Legal

In the beginning, there was chaos...

…..I’d gone from knowing where my little boy was to getting calls from childcare providers that he had been taken and there was nothing they could do. The police got involved but eventually indicated that social services would need to be told if we didnt pull our fingers out and sort the custody issues once and for all. This may be the hardest part of the new world you find yourself in, the total break from your routine, the thing you cling to without realising it until you turn around and it isnt there anymore and each day becomes a bigger struggle due to the uncertainty. I didnt know what I could and couldnt do and my emotions had hold of the wheel.

Looking back at this time from where I am now I wish I had had some practical support, something that would have given me a glimpse of the hopeful future I would eventually come back to, something to show me the way out.

I was lucky enough to find a fastastic lady who became my lawyer. The first thing she put right was advising me to change the locks on my home. I had been living with the problem that my ex could simply come in and out of our marital home at any time and found myself carting things around with me to protect my privacy. Ridiculous! But once again, I hadnt realised my right to privacy until someone looked at my situation from the outside. The peace that this one small thing gave me was immeasurable.
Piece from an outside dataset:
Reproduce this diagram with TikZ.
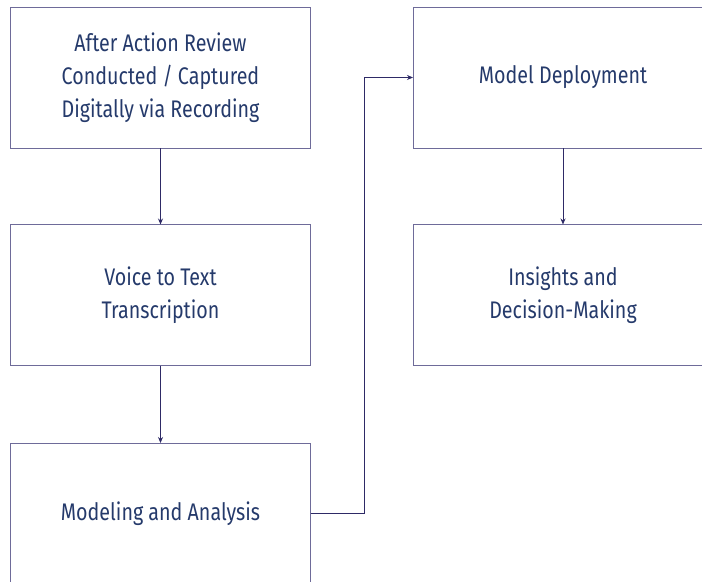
\documentclass[tikz,border=0pt]{standalone}
\usepackage{fontspec}
\setmainfont[FakeStretch=0.82]{Fira Sans}
\usetikzlibrary{shapes,arrows,arrows.meta,positioning,calc}

\definecolor{boxline}{HTML}{6E6B99}
\definecolor{linknavy}{HTML}{2E2A66}
\definecolor{textnavy}{HTML}{253A6B}

\begin{document}
\begin{tikzpicture}[x=1bp, y=-1bp,
    block/.style={draw=boxline, line width=0.9bp, minimum width=300bp, minimum height=141bp, inner sep=0pt, outer sep=0pt,
        align=center, text=textnavy, font=\fontsize{24bp}{33bp}\selectfont},
    arrow/.style={draw=linknavy, line width=0.9bp, -{Stealth[length=6bp,width=5bp]}}]

        \clip (0,0) rectangle (702,582);

        % left column
        \node [block] (review) at (160.5,77.5) {After Action Review\\Conducted / Captured\\Digitally via Recording};
        \node [block] (voice) at (160.5,295) {Voice to Text\\Transcription};
        \node [block] (model) at (160.5,513.5) {Modeling and Analysis};

        % right column
        \node [block] (deploy) at (563,77.5) {Model Deployment};
        \node [block] (insight) at (563,295) {Insights and\\Decision-Making};

        % Arrows
        \draw [arrow] (review) -- (voice);
        \draw [arrow] (voice) -- (model);
        \draw [arrow] (model.east) -- ++(54,0) |- (deploy.west);
        \draw [arrow] (deploy) -- (insight);

    \end{tikzpicture}
\end{document}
Here you will find everything you need to know when you suddenly find you share children with someone who doesnt live under the same roof as you anymore. From parental rights information, to practical support ideas, emotional and legal support. But perhaps more importantly a place where you can freely discuss with others what worked or didnt work for you, any problems you are dealing with that you just can’t see past, or simply to have 5 minutes with a cup of tea to chat with others living with the same difficulties. What I and so many others struggle with is the loneliness that comes with having to deal with the loss of a relationship whilst still soldiering on for the children. To have had a place where I could let that all out to work through it would have helped me see more clearly.

I am a firm believer in the fact that whilst strength often comes from within, there is no better feeling than knowing that at the darkest of times, we are not alone.